Babylon, TV review: Danny Boyle tackles topic of the moment - where policing meets PR
Delightfully un-PC satire makes James Nesbitt a force to reckon with
Ellen E Jones
Ellen is The Independent's TV critic. She writes a daily review of Last Night's TV and a weekly 'Inside TV' column for the i paper, as well as a column on general topics for the main paper most Wednesdays. Ellen is a former Hollywood correspondent and a contributing editor to Little White Lies, she's written on TV, film, lifestyle, travel and politics for publications including the Guardian, The Times, The Sunday Times, Esquire and Total Film.
Sunday 09 February 2014
Jesse Armstrong and Sam Bain are the seemingly infallible writing partnership behind Peep Show, Fresh Meat and Four Lions, so a brand new series is always exciting. This goes double for last night’s feature-length pilot for Babylon (Channel 4, Sun), which was directed by Oscar winner Danny Boyle, and tackles a topic of the moment: where policing meets PR.
It’s Liz Garvey’s first day in the office.
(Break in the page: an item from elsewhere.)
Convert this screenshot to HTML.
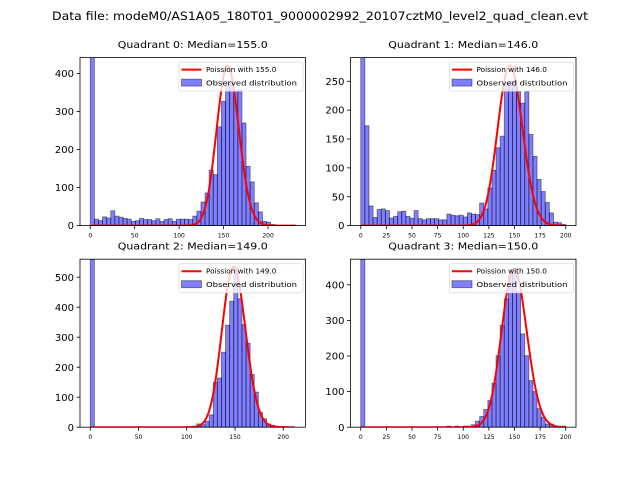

The glamorous American import (played by glamorous American import Brit Marling) has been poached from Instagram to take up a post as the Met’s new head of communications. Unluckily, her first day coincides with a crisis that tests the whole force. Commissioner Richard Miller (James Nesbitt) is trying to make decisions under pressure, aided (or not) by his deputy (Paterson Joseph aka Alan from Peep Show) and flunky (Jonny Sweet).
Meanwhile, Specialist Firearms Command (including, delightfully, Phone Shop’s Andrew Brooke) are developing itchy trigger fingers, and the frontline coppers (Adam Deacon, on energetic form) are trying – and failing – to present a professional front to a documentary cameraman. The only notable omission from this Met cross-section are the plain-clothes detectives, but then it’s not as if we don’t see enough of them elsewhere on the box.
Post the Mark Duggan verdict, post-Plebgate, and with a new Hillsborough inquest due to start in March, spin is more important than ever to a modern police force – and more powerful than 10 of Boris’s water cannons. Babylon’s best scene was its opening one, in which several tooled-up, testosterone-addled members of the show’s deftly cast ensemble were caught on camera phone bursting into a man’s home and tasering his testicles. Does Garvey’s background in social media and faith in “transparency” adequately equip her to deal with such a shambles?
Unfortunately, the answer seemed to be yes. Unfortunate, because spotless professionalism doesn’t sit well in a British workplace dramedy, and because Armstrong and Bain’s best characters have always been incompetents – the cowardly Mark and the vain JP. Call it misguided patriotism, but I couldn’t help siding with Garvey’s usurper Finn (Bertie Carvel), who instinctively finds her drive and clear-eyed optimism distasteful. If we wanted idealistic speeches about civic responsibility, we’d watch The West Wing, wouldn’t we? And as for amoral mastery of the dark arts, well, there’s only one Malcolm Tucker.